▶ [What is required]
From the listing below, restate word for word the lines from the line containing "Rebuild this chart as a Python" down through the line containing "from matplotlib.lines import Line2D". Exclude pictures.

--- Begin Dataset entries ---

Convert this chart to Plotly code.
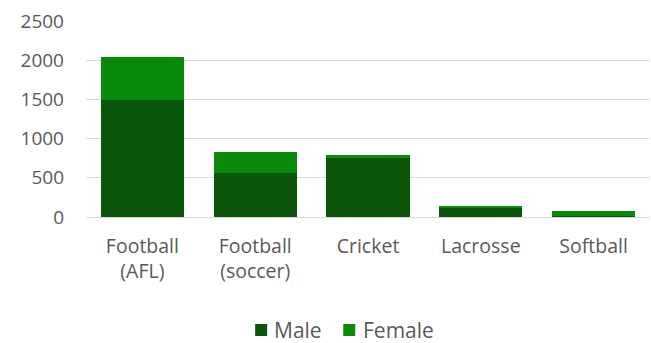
import plotly.graph_objects as go

sports = ["Football<br>(AFL)", "Football<br>(soccer)", "Cricket", "Lacrosse", "Softball"]
male = [1490, 565, 760, 115, 15]
female = [545, 270, 25, 30, 60]
y_ticks = [0, 500, 1000, 1500, 2000, 2500]

MALE_COLOR = "#0b560b"
FEMALE_COLOR = "#0a8a0a"
TEXT_COLOR = "#595959"
FONT = "Open Sans"

fig = go.Figure()
fig.add_trace(go.Bar(name="Male", x=sports, y=male, marker_color=MALE_COLOR,
                     marker_line_width=0, showlegend=False))
fig.add_trace(go.Bar(name="Female", x=sports, y=female, marker_color=FEMALE_COLOR,
                     marker_line_width=0, showlegend=False))

# legend below the plot: a colored square (paper-coordinate box) and the series name
legend_items = [("Male", MALE_COLOR, 0.2999, 0.3301),
                ("Female", FEMALE_COLOR, 0.4561, 0.4880)]
LEGEND_Y = -0.5765
SQ_W, SQ_H = 0.0213, 0.0612
annotations, shapes = [], []
for name, color, sq_x, txt_x in legend_items:
    shapes.append(dict(
        type="rect", xref="paper", yref="paper",
        x0=sq_x, x1=sq_x + SQ_W, y0=LEGEND_Y - SQ_H / 2, y1=LEGEND_Y + SQ_H / 2,
        fillcolor=color, line_width=0,
    ))
    annotations.append(dict(
        x=txt_x, y=LEGEND_Y, xref="paper", yref="paper", xanchor="left", yanchor="middle",
        showarrow=False, text=name, font=dict(family=FONT, size=21, color=TEXT_COLOR),
    ))

fig.update_layout(
    barmode="stack",
    bargap=0.263,
    width=651, height=343,
    margin=dict(l=86, r=1, t=21, b=126, autoexpand=False),
    paper_bgcolor="white",
    plot_bgcolor="white",
    font=dict(family=FONT, size=19, color=TEXT_COLOR),
    showlegend=False,
    annotations=annotations,
    shapes=shapes,
    xaxis=dict(showgrid=False, showline=False, ticks="", automargin=False,
               ticklabelstandoff=15, tickfont=dict(size=19.5, color=TEXT_COLOR)),
    yaxis=dict(range=[0, 2500], tickvals=y_ticks, showgrid=True, gridcolor="#d9d9d9",
               gridwidth=1, zeroline=True, zerolinecolor="#d9d9d9", zerolinewidth=1,
               showline=False, ticks="", ticklabelstandoff=21, automargin=False,
               tickfont=dict(size=19, color=TEXT_COLOR)),
)

fig.write_html("out.html")
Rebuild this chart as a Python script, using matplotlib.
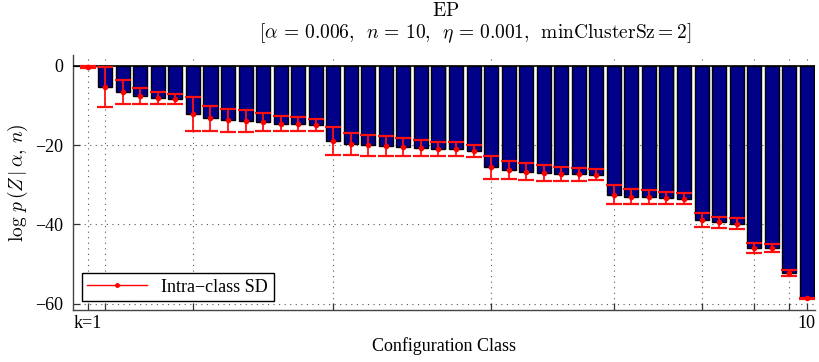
import numpy as np
import matplotlib
matplotlib.use("Agg")
import matplotlib.pyplot as plt
from matplotlib.lines import Line2D

# Mean log-likelihood of each configuration class and its intra-class SD
log_p = [-0.3,
         -5.3, -6.7, -7.6, -8.2, -8.3,
         -12.1, -13.2, -13.8, -13.9, -14.1, -14.6, -14.8, -15.0,
         -19.0, -19.8, -20.1, -20.3, -20.4, -20.8, -21.0, -21.0, -21.4,
         -25.6, -26.3, -26.7, -27.0, -27.3, -27.4, -27.5,
         -32.5, -33.0, -33.2, -33.4, -33.5,
         -39.0, -39.5, -39.8,
         -45.9, -46.0,
         -52.3,
         -58.7]
sd = [0.2,
      5.0, 3.0, 2.05, 1.45, 1.25,
      4.25, 3.15, 2.8, 2.7, 2.3, 1.85, 1.75, 1.5,
      3.45, 2.75, 2.55, 2.45, 2.25, 2.0, 1.85, 1.7, 1.5,
      2.85, 2.35, 2.15, 1.95, 1.8, 1.55, 1.35,
      2.3, 1.85, 1.75, 1.55, 1.35,
      1.75, 1.45, 1.3,
      1.25, 1.05,
      0.8,
      0.2]
# number of classes for each k = 1..10
group_sizes = [1, 5, 8, 9, 7, 5, 3, 2, 1, 1]
tick_labels = ["k=1", "", "", "", "", "", "", "", "", "10"]

plt.rcParams["mathtext.fontset"] = "cm"
serif = ["Liberation Serif", "DejaVu Serif"]

x = np.arange(1, len(log_p) + 1)
tick_pos = 1 + np.concatenate([[0], np.cumsum(group_sizes)[:-1]])

W, H = 819, 362
fig = plt.figure(figsize=(W / 100, H / 100), dpi=100)
ax = fig.add_axes([73 / W, 1 - 310 / H, (815 - 73) / W, (310 - 55) / H])

# grid
for t in tick_pos:
    ax.axvline(t, color="#555555", lw=0.8, ls=(0, (1, 4)), zorder=0)
for yv in (-20, -40, -60):
    ax.axhline(yv, color="#555555", lw=0.8, ls=(0, (1, 4)), zorder=0)

# bars with a light shadow on the right edge
ax.bar(x + 0.05, log_p, width=0.82, color="#c4c4c4", edgecolor="none", zorder=1)
ax.bar(x, log_p, width=0.8, color="#000088", edgecolor="black", linewidth=1.0, zorder=2)
ax.axhline(0, color="black", lw=1.2, zorder=3)

ax.errorbar(x, log_p, yerr=sd, fmt=".", color="#ff0000", ecolor="#ff1010",
            elinewidth=1.3, capsize=5.5, capthick=1.6, markersize=6, zorder=4)

ax.set_xlim(0.16, 42.47)
ax.set_ylim(-61.6, 2.7)
ax.set_yticks([0, -20, -40, -60])
ax.set_xticks(tick_pos)
ax.set_xticklabels(tick_labels)
ax.tick_params(axis="both", direction="in", length=5, width=0.9, colors="#333333",
               labelcolor="black", labelsize=13)
ax.tick_params(axis="y", pad=7)
for lab in ax.get_xticklabels() + ax.get_yticklabels():
    lab.set_family(serif)

for s in ("top", "right"):
    ax.spines[s].set_visible(False)
for s in ("left", "bottom"):
    ax.spines[s].set_color("#444444")
    ax.spines[s].set_linewidth(1.0)

ax.set_xlabel("Configuration Class", family=serif, fontsize=13, labelpad=4)
ax.set_ylabel(r"$\log\,p\,(Z\,|\,\alpha,\,n)$", fontsize=14, labelpad=4)

# two-line title
fig.text(446 / W, 1 - 11 / H, r"$\mathrm{EP}$", fontsize=14, ha="center", va="center")
fig.text(475 / W, 1 - 33 / H,
         r"$[\alpha\,=\,0.006,\ \,n\,=\,10,\ \,\eta\,=\,0.001,\ \,\mathrm{minClusterSz{=}2}]$",
         fontsize=14, ha="center", va="center")

handle = Line2D([], [], color="#ff0000", lw=1.0, marker=".", markersize=5)
leg = ax.legend([handle], ["Intra\u2212class SD"], loc="lower left",
                bbox_to_anchor=(0.012, 0.035), borderaxespad=0,
                prop={"family": serif, "size": 13},
                handlelength=3.3, fancybox=False, framealpha=1, edgecolor="black",
                borderpad=0.3)
leg.get_frame().set_linewidth(1.0)

fig.savefig("out.png", dpi=100)
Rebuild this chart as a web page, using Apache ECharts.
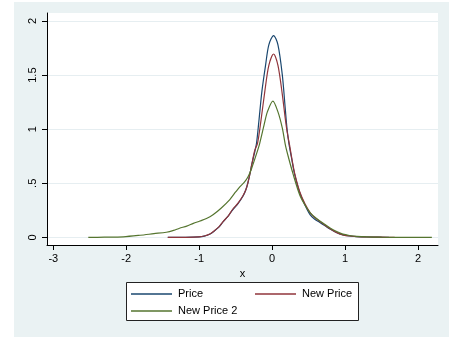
<!DOCTYPE html>
<html>
<head>
<meta charset="utf-8">
<script src="https://cdn.jsdelivr.net/npm/echarts@6/dist/echarts.min.js"></script>
<style>
html,body{margin:0;padding:0;background:#fff;}
#c{width:457px;height:337px;}
</style>
</head>
<body>
<div id="c"></div>
<script>
// ---- data ----
const seriesNames = ['Price', 'New Price', 'New Price 2'];

const priceX = [-1.43, -1.2, -1.0, -0.93, -0.855, -0.8, -0.73, -0.67, -0.6, -0.535, -0.47, -0.4, -0.36, -0.33, -0.3, -0.28, -0.245, -0.214, -0.182, -0.14, -0.09, -0.045, 0.02, 0.08, 0.14, 0.18, 0.205, 0.23, 0.27, 0.31, 0.38, 0.45, 0.52, 0.58, 0.65, 0.72, 0.8, 0.88, 0.97, 1.06, 1.16, 1.3, 1.45, 1.6];
const priceY = [0, 0.001, 0.005, 0.012, 0.03, 0.055, 0.095, 0.146, 0.2, 0.26, 0.31, 0.38, 0.44, 0.51, 0.6, 0.67, 0.77, 0.87, 1.07, 1.35, 1.59, 1.78, 1.865, 1.78, 1.5, 1.19, 1.0, 0.87, 0.72, 0.58, 0.41, 0.3, 0.21, 0.17, 0.14, 0.11, 0.075, 0.045, 0.023, 0.013, 0.008, 0.004, 0.002, 0];

const newPriceX = [-1.43, -1.2, -1.0, -0.93, -0.855, -0.8, -0.73, -0.67, -0.6, -0.535, -0.47, -0.4, -0.36, -0.33, -0.3, -0.28, -0.24, -0.2, -0.155, -0.1, -0.045, 0.02, 0.08, 0.14, 0.18, 0.205, 0.24, 0.27, 0.31, 0.38, 0.45, 0.52, 0.58, 0.65, 0.72, 0.8, 0.88, 0.97, 1.06, 1.16, 1.3, 1.5, 1.68];
const newPriceY = [0, 0.001, 0.005, 0.013, 0.032, 0.057, 0.097, 0.148, 0.2, 0.265, 0.315, 0.385, 0.44, 0.51, 0.6, 0.67, 0.8, 0.87, 1.07, 1.35, 1.59, 1.695, 1.59, 1.32, 1.1, 0.98, 0.85, 0.73, 0.59, 0.42, 0.31, 0.23, 0.185, 0.15, 0.115, 0.078, 0.047, 0.024, 0.013, 0.008, 0.004, 0.002, 0];

const newPrice2X = [-2.52, -2.3, -2.04, -1.81, -1.62, -1.45, -1.35, -1.27, -1.17, -1.08, -0.99, -0.9, -0.81, -0.7, -0.58, -0.5, -0.44, -0.38, -0.33, -0.28, -0.22, -0.17, -0.11, -0.065, 0.01, 0.08, 0.14, 0.18, 0.22, 0.29, 0.38, 0.45, 0.52, 0.6, 0.7, 0.8, 0.9, 0.97, 1.06, 1.16, 1.3, 1.5, 1.8, 2.19];
const newPrice2Y = [0, 0.002, 0.006, 0.02, 0.035, 0.048, 0.065, 0.085, 0.105, 0.13, 0.152, 0.175, 0.21, 0.27, 0.35, 0.42, 0.47, 0.51, 0.56, 0.64, 0.76, 0.87, 1.04, 1.16, 1.26, 1.16, 1.01, 0.86, 0.75, 0.58, 0.39, 0.3, 0.23, 0.18, 0.13, 0.085, 0.05, 0.03, 0.018, 0.01, 0.005, 0.002, 0.001, 0];

const xTicks = [-3, -2, -1, 0, 1, 2];
const xTickLabels = ['-3', '-2', '-1', '0', '1', '2'];
const yTicks = [0, 0.5, 1, 1.5, 2];
const yTickLabels = ['0', '.5', '1', '1.5', '2'];
const xTitle = 'x';

// ---- chart ----
const colors = ['#1A476F', '#90353B', '#55752F'];
const zip = (xs, ys) => xs.map((x, i) => [x, ys[i]]);
const FONT = '"Liberation Sans", Arial, sans-serif';

const chart = echarts.init(document.getElementById('c'), null, {renderer: 'canvas'});

function mkSeries(name, xs, ys, color) {
  return {
    name: name, type: 'line', data: zip(xs, ys),
    showSymbol: false, symbol: 'none', smooth: 0.3,
    lineStyle: {color: color, width: 1.2},
    itemStyle: {color: color},
    clip: true, silent: true, z: 3
  };
}

const legendCommon = {
  orient: 'horizontal', icon: 'rect', itemWidth: 41, itemHeight: 1.5, padding: 0,
  itemGap: 11, selectedMode: false,
  textStyle: {fontFamily: FONT, fontSize: 11, color: '#000', width: 66, lineHeight: 14, padding: [0,0,0,1]},
  z: 10
};

chart.setOption({
  animation: false,
  color: colors,
  textStyle: {fontFamily: FONT},
  graphic: [
    {type: 'rect', shape: {x: 14, y: 2, width: 435, height: 335}, style: {fill: '#EAF2F3'}, z: -10, silent: true},
    {type: 'rect', shape: {x: 126.5, y: 282.5, width: 232, height: 38}, style: {fill: '#fff', stroke: '#222', lineWidth: 1}, z: 1, silent: true}
  ],
  grid: {left: 47, top: 13, width: 391, height: 232, show: true, backgroundColor: '#fff', borderWidth: 0, containLabel: false},
  legend: [
    Object.assign({}, legendCommon, {data: [seriesNames[0], seriesNames[1]], left: 131, top: 287}),
    Object.assign({}, legendCommon, {data: [seriesNames[2]], left: 131, top: 304})
  ],
  xAxis: {
    type: 'value', min: -3.086, max: 2.274,
    name: xTitle, nameLocation: 'middle', nameGap: 20,
    nameTextStyle: {fontFamily: FONT, fontSize: 11, color: '#000'},
    axisLine: {show: true, onZero: false, lineStyle: {color: '#000', width: 1}},
    axisTick: {show: true, length: 5, customValues: xTicks, lineStyle: {color: '#000'}},
    axisLabel: {customValues: xTicks, margin: 8, fontFamily: FONT, fontSize: 11, color: '#000',
      formatter: v => xTickLabels[xTicks.indexOf(v)] ?? ''},
    splitLine: {show: false}
  },
  yAxis: {
    type: 'value', min: -0.07, max: 2.074,
    axisLine: {show: true, onZero: false, lineStyle: {color: '#000', width: 1}},
    axisTick: {show: true, length: 5, customValues: yTicks, lineStyle: {color: '#000'}},
    axisLabel: {customValues: yTicks, rotate: 90, margin: 9, fontFamily: FONT, fontSize: 11, color: '#000',
      formatter: v => yTickLabels[yTicks.indexOf(v)] ?? ''},
    splitLine: {show: true, lineStyle: {color: '#E6EEF1', width: 1.2}}
  },
  series: [
    mkSeries(seriesNames[0], priceX, priceY, colors[0]),
    mkSeries(seriesNames[1], newPriceX, newPriceY, colors[1]),
    mkSeries(seriesNames[2], newPrice2X, newPrice2Y, colors[2])
  ]
});
</script>
</body>
</html>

--- End Dataset entries ---

▶ [Result]
Rebuild this chart as a Python script, using matplotlib.
import numpy as np
import matplotlib
matplotlib.use("Agg")
import matplotlib.pyplot as plt
from matplotlib.lines import Line2D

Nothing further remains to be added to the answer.